Besides writing about it, I’ve done my own music for the last nine years, making beats and dropping rhymes that have been compared to “doo doo” by some members of the RMHH newsgroup. My music has yet to gain recognition, but I’m happy with that. I then get a new album by a group calling themselves Hawd Gankstuh Rappuhs MC’s Wid Ghatz. It’s a trip to hear these guys, because they are signed to a label by doing music I’ve done for the last nine years. It’s a weird mix of tight and warped beats, and voices that are regular and altered. In other words, it’s that demented hip hop that you have tapes of in your closet when you were 12 years old and got your first cassette deck.
Am I jealous? No, because this three man crew are doing something that is so far removed from today’s hip hop marketplace, it will either gain massive fans or scare a lot of people away. Sadly, it might be the latter. “2 Hype 2 Wype” is a psychotic mix that might appeal to fans of MC Paul Barman. The Hawd Gankstuh Rappuhs rap about anything and everything, sometimes pulling things out of their lyrical bag that sounds like it came from some untouched village of weirdos, as is the case with “Hello, Don’t Be Afraid”:
“I like Coca-Cola and pretty girls
now we got a date, uh… don’t be late
You got nice skin, you would make a nice coat
How about I jump down your throat?
Come out your belly button, take out all your stuffin’
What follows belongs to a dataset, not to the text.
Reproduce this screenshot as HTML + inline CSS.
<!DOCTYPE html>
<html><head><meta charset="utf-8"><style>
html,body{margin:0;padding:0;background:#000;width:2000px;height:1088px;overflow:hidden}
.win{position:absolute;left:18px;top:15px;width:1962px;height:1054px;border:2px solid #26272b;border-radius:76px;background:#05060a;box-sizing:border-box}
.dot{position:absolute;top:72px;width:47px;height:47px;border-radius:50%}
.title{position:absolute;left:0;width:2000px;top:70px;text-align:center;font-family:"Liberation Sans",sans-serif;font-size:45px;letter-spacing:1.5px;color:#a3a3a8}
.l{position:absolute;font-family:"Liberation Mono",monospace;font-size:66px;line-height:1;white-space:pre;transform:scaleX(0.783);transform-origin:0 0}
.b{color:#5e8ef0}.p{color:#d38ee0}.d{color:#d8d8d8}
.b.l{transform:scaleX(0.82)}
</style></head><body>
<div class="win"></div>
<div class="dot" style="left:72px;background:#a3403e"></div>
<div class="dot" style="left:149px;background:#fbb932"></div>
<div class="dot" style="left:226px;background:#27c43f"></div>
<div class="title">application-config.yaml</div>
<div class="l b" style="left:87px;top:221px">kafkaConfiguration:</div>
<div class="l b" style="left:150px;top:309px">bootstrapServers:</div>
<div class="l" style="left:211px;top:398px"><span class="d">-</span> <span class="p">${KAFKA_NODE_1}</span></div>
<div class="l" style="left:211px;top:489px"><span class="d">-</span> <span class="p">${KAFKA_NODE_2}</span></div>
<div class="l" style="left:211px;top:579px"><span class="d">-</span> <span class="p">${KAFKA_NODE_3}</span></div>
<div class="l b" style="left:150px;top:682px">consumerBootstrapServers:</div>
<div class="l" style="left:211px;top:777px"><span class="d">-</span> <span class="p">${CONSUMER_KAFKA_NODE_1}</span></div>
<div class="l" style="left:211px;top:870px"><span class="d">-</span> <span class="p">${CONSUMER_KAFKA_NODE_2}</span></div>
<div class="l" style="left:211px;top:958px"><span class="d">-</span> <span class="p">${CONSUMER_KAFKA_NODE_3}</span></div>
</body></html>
Probe and unload you, and turn you into my rug
Then I’ll be loungin’ in my coat of arms
With the hands attached, waiting for Jerry Springer to come back”
Forget women in hot pants, a Hawd Gankstuh Rappuhs video might consist of elderly teachers with thongs. Their music is very raw and unpolished, almost coming off as amateurish. Yet there is a sense of maturity in their childishness, as if they are testing you to see if you get their humor or not. Just look at the cover, an obvious parody of MIDNIGHT MARAUDERS. It definitely falls along the lines of Prince Paul’s sense of humor, but “2 Hype 2 Hype” is almost too uncool to be him.
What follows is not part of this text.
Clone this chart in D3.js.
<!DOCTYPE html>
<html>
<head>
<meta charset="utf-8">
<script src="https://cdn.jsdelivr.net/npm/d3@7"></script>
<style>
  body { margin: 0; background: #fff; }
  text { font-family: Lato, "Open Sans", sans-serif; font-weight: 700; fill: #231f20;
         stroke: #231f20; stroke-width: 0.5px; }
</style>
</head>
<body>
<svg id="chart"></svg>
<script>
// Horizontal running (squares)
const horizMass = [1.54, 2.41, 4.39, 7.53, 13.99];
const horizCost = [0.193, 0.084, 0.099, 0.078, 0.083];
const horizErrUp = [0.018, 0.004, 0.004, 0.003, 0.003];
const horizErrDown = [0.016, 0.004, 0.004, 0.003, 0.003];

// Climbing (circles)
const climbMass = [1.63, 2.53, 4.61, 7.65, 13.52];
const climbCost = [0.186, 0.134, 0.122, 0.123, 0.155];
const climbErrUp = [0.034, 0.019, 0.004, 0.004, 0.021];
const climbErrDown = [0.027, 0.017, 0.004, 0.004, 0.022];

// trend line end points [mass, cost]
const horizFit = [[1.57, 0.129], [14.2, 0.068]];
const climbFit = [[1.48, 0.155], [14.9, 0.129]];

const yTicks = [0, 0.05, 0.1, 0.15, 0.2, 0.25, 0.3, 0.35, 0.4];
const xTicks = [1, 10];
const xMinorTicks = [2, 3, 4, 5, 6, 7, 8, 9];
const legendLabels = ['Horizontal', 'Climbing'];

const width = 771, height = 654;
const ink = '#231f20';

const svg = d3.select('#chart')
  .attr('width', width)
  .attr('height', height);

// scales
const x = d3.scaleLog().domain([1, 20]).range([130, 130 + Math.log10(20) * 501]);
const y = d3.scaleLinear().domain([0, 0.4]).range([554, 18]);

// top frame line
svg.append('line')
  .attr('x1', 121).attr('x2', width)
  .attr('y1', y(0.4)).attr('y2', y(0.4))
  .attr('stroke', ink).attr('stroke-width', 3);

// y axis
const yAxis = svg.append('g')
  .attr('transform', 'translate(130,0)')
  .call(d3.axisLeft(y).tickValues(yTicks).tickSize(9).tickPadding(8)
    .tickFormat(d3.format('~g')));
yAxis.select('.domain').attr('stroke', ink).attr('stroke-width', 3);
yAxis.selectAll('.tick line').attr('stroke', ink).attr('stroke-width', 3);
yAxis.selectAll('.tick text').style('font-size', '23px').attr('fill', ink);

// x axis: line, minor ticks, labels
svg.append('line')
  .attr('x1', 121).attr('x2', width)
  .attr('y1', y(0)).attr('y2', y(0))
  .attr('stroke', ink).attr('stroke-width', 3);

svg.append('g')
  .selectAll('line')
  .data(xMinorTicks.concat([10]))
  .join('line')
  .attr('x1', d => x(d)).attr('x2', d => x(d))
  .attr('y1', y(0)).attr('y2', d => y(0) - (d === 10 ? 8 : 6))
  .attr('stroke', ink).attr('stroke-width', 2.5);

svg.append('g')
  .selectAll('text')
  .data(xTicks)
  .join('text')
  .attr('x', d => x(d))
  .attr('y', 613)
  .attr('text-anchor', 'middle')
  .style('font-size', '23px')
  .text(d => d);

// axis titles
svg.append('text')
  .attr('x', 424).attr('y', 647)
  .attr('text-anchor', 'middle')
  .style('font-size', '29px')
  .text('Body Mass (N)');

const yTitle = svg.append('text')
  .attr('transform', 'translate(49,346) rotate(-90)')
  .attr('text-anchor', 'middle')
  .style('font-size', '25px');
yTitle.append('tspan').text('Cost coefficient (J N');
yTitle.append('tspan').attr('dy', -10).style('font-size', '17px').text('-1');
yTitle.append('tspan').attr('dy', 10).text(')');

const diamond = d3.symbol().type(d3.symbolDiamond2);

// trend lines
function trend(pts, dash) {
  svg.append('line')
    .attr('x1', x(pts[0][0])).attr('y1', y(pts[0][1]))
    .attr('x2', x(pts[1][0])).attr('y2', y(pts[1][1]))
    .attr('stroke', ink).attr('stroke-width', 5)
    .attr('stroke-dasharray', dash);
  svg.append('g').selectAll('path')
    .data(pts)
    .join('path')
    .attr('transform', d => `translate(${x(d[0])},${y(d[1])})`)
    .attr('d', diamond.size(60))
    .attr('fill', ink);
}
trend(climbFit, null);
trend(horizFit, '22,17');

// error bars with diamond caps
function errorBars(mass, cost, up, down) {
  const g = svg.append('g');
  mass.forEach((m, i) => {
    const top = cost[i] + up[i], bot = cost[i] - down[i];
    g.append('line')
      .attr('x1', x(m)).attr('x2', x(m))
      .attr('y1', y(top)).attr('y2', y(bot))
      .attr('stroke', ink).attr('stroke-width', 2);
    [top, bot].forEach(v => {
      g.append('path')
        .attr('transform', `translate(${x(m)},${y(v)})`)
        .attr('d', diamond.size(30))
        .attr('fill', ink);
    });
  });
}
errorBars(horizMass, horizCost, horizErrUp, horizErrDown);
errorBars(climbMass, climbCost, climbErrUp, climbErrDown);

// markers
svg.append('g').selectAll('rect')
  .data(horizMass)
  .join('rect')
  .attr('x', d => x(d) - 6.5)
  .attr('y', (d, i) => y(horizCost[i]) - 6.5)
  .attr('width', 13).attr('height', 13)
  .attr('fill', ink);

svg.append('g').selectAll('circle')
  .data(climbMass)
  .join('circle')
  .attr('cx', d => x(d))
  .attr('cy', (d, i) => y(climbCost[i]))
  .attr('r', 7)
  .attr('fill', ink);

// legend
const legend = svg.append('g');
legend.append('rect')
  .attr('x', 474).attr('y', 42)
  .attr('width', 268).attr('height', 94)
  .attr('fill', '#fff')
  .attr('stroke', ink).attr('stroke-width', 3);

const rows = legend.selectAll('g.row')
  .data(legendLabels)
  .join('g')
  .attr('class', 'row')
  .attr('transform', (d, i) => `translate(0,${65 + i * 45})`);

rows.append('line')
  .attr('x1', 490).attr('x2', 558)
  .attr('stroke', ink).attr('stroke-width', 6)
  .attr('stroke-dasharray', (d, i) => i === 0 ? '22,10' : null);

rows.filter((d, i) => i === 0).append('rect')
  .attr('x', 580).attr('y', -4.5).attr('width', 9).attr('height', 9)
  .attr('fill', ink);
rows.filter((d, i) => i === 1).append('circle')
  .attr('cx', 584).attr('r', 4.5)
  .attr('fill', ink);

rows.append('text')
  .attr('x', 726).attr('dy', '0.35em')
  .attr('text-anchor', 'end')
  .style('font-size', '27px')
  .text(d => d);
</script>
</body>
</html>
Hawd Gankstuh Rappuhs sound like they grew up listening to Beck, Big Poo Generator, Puff Tube, James Brown, the Hemmorhoids, and somehow have been reincarnated as this weird incestual hip hop hybrid. The interludes don’t even begin to offer clues on what this group about, but I wouldn’t be surprised if these “rappuhs” are simply one man’s many personalities. You probably will not hear about this on TRL, you will not have Ja-Rule dropping a cameo on their album, but you do hear some guy sounding like The RZA rapping in reverse. This album is for those who still have a sense of humor, in a genre that often takes itself too seriously.